Find the datasheet of the exact model of that laser diode, and read it.  Look for application notes, too.

A Peltier cooler might help, but this will not guarantee the safety of the laser junction.

Another thing to mention is that 200mW can easily burn the retina forever.  Even the reflections from the surrounding objects can do permanent damage to the eyes.  Use laser protection goggles for the specified wavelength of the laser.  Other goggles for other colors might not protect at all.

Apart from that, here anything over 5mW can be used only with special permit.

[moonie223]

This diode does not have a photodiode or NTC thermistor, simple oclaro 120mW 635nm laser diode. Although I have schematics for a photodiode feedback driver, it's not very common to do so with galvo XY scanners. Holography, oh yeah, you need that, a full bridge tec setup, a super heavy duty table, and no trains nearby, as least as far as I can understand.

I am not looking to protect the laser junction with the TEC, just keep the diode cool. It will not be ran outside it's rated spec, and the only reason for active TEC cooling is to keep the wavelength as close to 635nm as possible as 635 diodes drift with heat, around 0.2nm/K. I have a setup running now that has all the same/similar diodes, no tecs, and it'll run for hours.



Thanks for the laser safety info, but I think I've got that mostly covered!

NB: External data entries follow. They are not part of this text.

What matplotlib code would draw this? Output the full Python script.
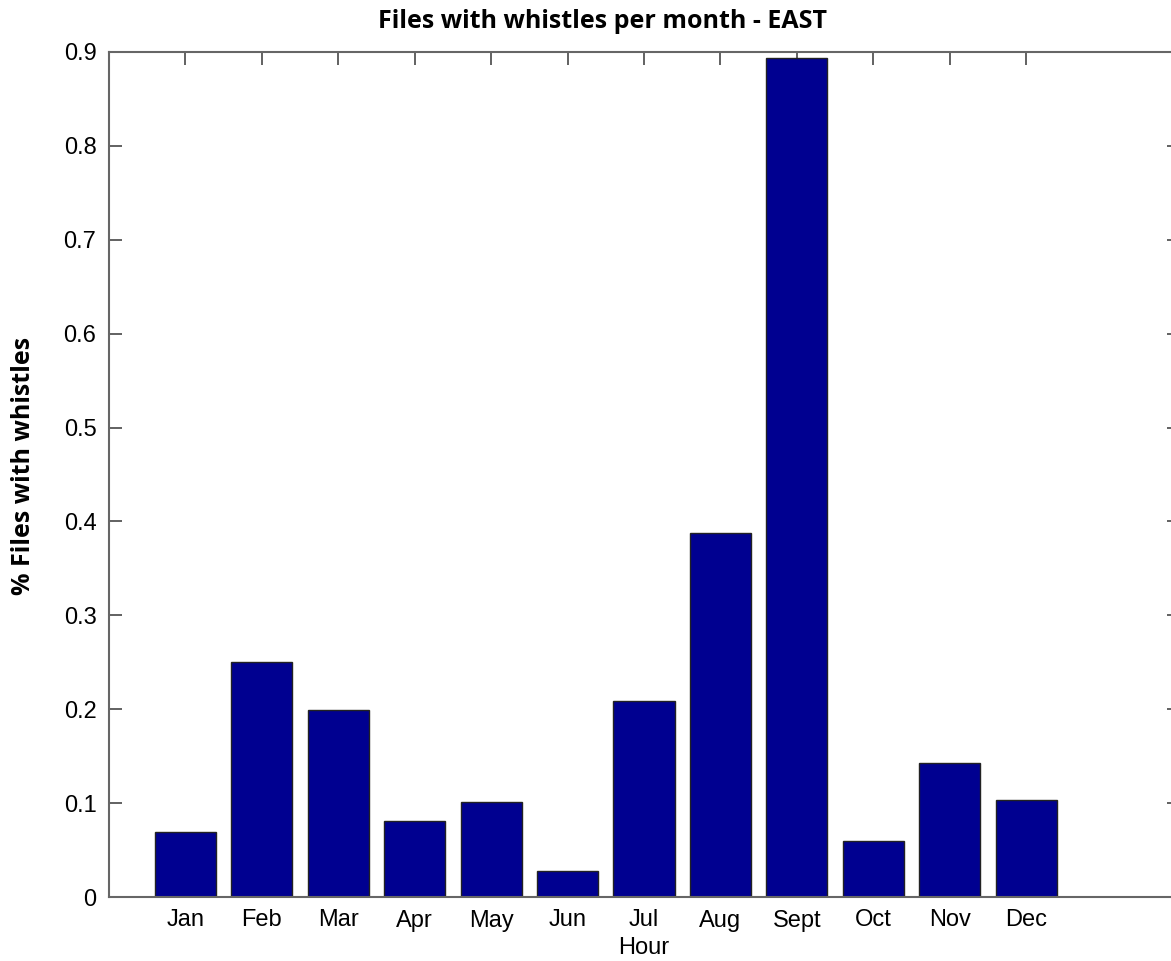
import matplotlib
matplotlib.use("Agg")
import matplotlib.pyplot as plt

months = ["Jan", "Feb", "Mar", "Apr", "May", "Jun", "Jul", "Aug", "Sept", "Oct", "Nov", "Dec"]
values = [0.069, 0.250, 0.199, 0.081, 0.101, 0.028, 0.209, 0.388, 0.894, 0.060, 0.143, 0.103]
yticks = [0, 0.1, 0.2, 0.3, 0.4, 0.5, 0.6, 0.7, 0.8, 0.9]
ytick_labels = ["0", "0.1", "0.2", "0.3", "0.4", "0.5", "0.6", "0.7", "0.8", "0.9"]

W, H = 1171, 961
fig = plt.figure(figsize=(W / 100, H / 100), dpi=100)
left, right, top, bottom = 109, 1179, 52, 897
ax = fig.add_axes([left / W, 1 - bottom / H, (right - left) / W, (bottom - top) / H])

x = list(range(1, len(months) + 1))
ax.bar(x, values, width=0.8, color="#000090", edgecolor="#222222", linewidth=1.0, zorder=2)

ax.set_xlim(0, 14)
ax.set_ylim(0, 0.9)
ax.set_xticks(x)
ax.set_xticklabels(months, fontsize=17, family="Liberation Sans")
ax.set_yticks(yticks)
ax.set_yticklabels(ytick_labels, fontsize=17, family="Liberation Sans")
ax.tick_params(direction="in", length=9, width=1.3, color="#555555", top=True, right=True, pad=9)
for s in ax.spines.values():
    s.set_color("#666666")
    s.set_linewidth(1.5)

ax.set_xlabel("Hour", fontsize=17, family="Liberation Sans", labelpad=4)
fig.text(603 / W, 1 - 22 / H, "Files with whistles per month - EAST", ha="center", va="center",
         fontsize=18, fontweight="bold", family="Open Sans")
fig.text(24 / W, 1 - 466 / H, "% Files with whistles", ha="center", va="center", rotation=90,
         fontsize=18, fontweight="bold", family="Open Sans")

fig.savefig("out.png", dpi=100)
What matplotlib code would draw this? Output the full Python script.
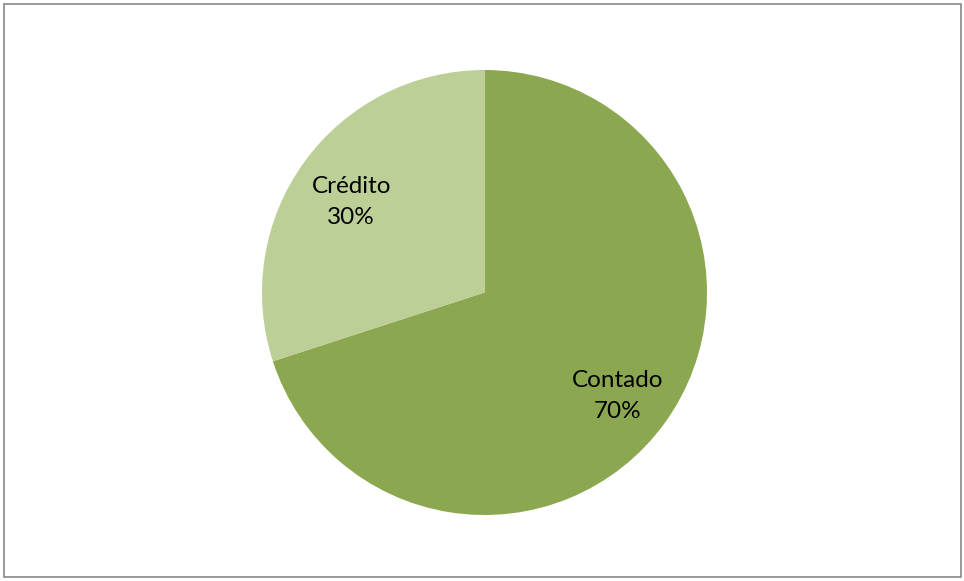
import matplotlib.pyplot as plt
from matplotlib.patches import Rectangle
from matplotlib.transforms import offset_copy

# payment method split
categories = ["Contado", "Crédito"]
shares = [70, 30]
colors = ["#8BA74F", "#BBCF97"]

plt.rcParams['font.family'] = ['Lato', 'DejaVu Sans']

fig = plt.figure(figsize=(9.64, 5.81), dpi=100)
ax = fig.add_axes([262 / 964, 66 / 581, 445 / 964, 445 / 581])

labels = [f"{c}\n{v}%" for c, v in zip(categories, shares)]
wedges, texts = ax.pie(shares, labels=labels, colors=colors, startangle=90,
                       counterclock=False, labeldistance=0.74,
                       wedgeprops=dict(linewidth=0),
                       textprops=dict(fontsize=17.5, color="black"))
# center the two-line labels and nudge them down a little
for t in texts:
    t.set_ha("center")
    t.set_va("center")
    t.set_linespacing(1.6)
    t.set_transform(offset_copy(ax.transData, fig=fig, x=0, y=-4.8, units="points"))
ax.set_xlim(-1, 1)
ax.set_ylim(-1, 1)
ax.set_aspect("equal")

# chart area frame
fig.patches.append(Rectangle((4 / 964, 4 / 581), 957 / 964, 573 / 581,
                             transform=fig.transFigure, fill=False,
                             edgecolor="#888888", linewidth=1.2))

fig.savefig("out.png", dpi=100)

I've got a wide frequency range of goggles since I've been messing with lasers for long as I can remember, I was buying and ripping diodes out of the casio projectors a few days after we discovered what were really in those A-140s! I'm in charge of managing a 6KW disc fiber laser too, that thing is wicked fun! Used it to cut that temporary baseplate for my projector. I might also try and borrow some liquid nitrogen, see if I can make a 638nm diode blue shift all the way to yellow! I should have a 589nm DPSS hiding somewhere still, to compare against...

And I intend to make this a legal laser projector, there are safety features that must be implemented to be legal. That's another reason I want an arduino in this project, I'll use it as the last device to control the output shutter, I might try and take a look at the galvo feedback as well, to see if I can implement a scan-fail check. I think I might need something faster than just a 328P, but I could add a few extra DACs and even run prerecorded shows off the micro instead off off ILDA software on a standalone computer. Regardless, I'm just making one of these. If anyone wants the schematic and code for what I come up with when I'm done, I'll share it freely! I do not want to sell projectors, deal with FDA, or any of that nonsense!

It sounds like a faster PWMing micro would help me forego the extra OP and get me finer resolution with a smaller filter inductor, I've never messed with the SAMD21, but it seems it should get me to 187kHz pretty easy. I need to read more to figure what sort of resolution that would get me, but it should allow an inductor nearly three times smaller, right?

Thanks again for all the help and discussion everyone!